Kilgour had been with the New Zealand Railways since 1948, and was to work for the company for nearly 41 years.

“Whatever Jimmy Haig said, went. His intense competitiveness was just something that lifted the whole team to believe in themselves.

“As a result of injury, we soon lost Jimmy after a year, but he then contributed by being a selector and coach of Otago for a while."

Kilgour said it was "an experience" playing Auckland at Tahuna Park.

They had five Kiwis in their team and it was no surprise they gave Otago a lesson, winning 51-11.

During his four years in league, Kilgour also coached some Otago schoolboy sides.

He had one player, the late Sam Williamson, selected as the first Otago Schoolboy Kiwi, as well as future Otago senior representatives Murray Clydesdale and the late John McGregor.

“I was raw as a coach, so I just had to swot up and work out a few moves. There were no coaching levels back then and all I knew was the fundamentals to league.
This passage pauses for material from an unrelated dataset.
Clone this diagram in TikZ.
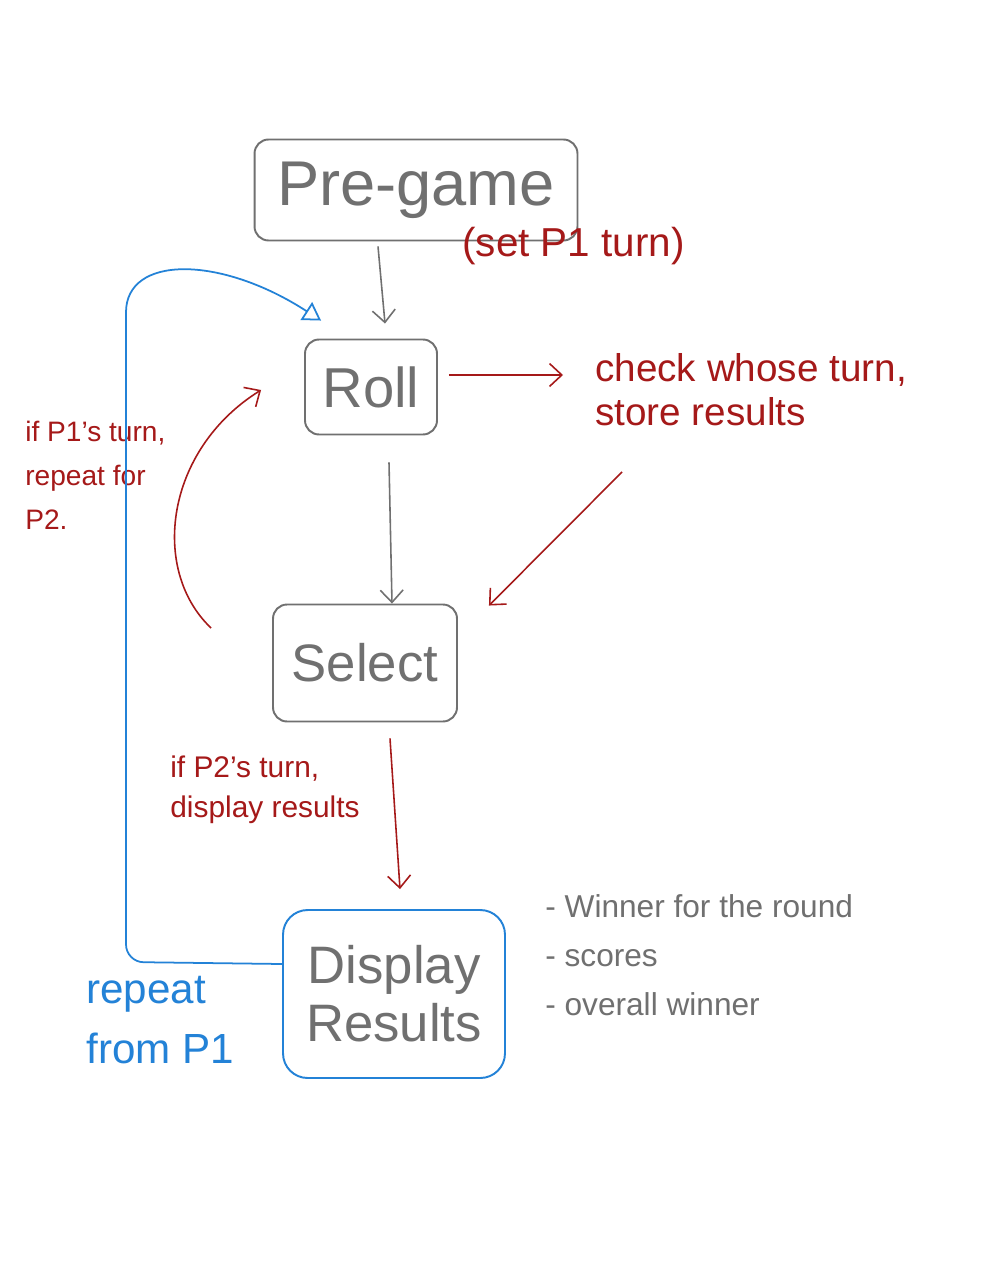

“We were lucky that at the time Ray Cody was the president of the Otago Rugby League and through his job as a radio announcer at 4XD (now Radio Dunedin), we got plenty of publicity plugs about the game.

“Although they were not huge in numbers, we always used to get spectators along to games, which was further helped by articles in both the ODT and the Evening Star Sports paper, which used to come out on the Saturday night.”

After 1957, Kilgour was talked into playing mercantile basketball by a railway work colleague. He then gained his referee’s certificate and did a total of 21 years officiating the game.

Today, at 93, Kilgour is still driven by sport, but after two knee replacements he swapped codes more than 30 years ago to the gentler sport of lawn bowls, which still has him getting out and playing once a week.

“Whatever sport you take on, you make lifelong friends.

"Although I have not been back to Dunedin since the Otago league reunion in 2003, my fond memories of the game and the people still hold to this day."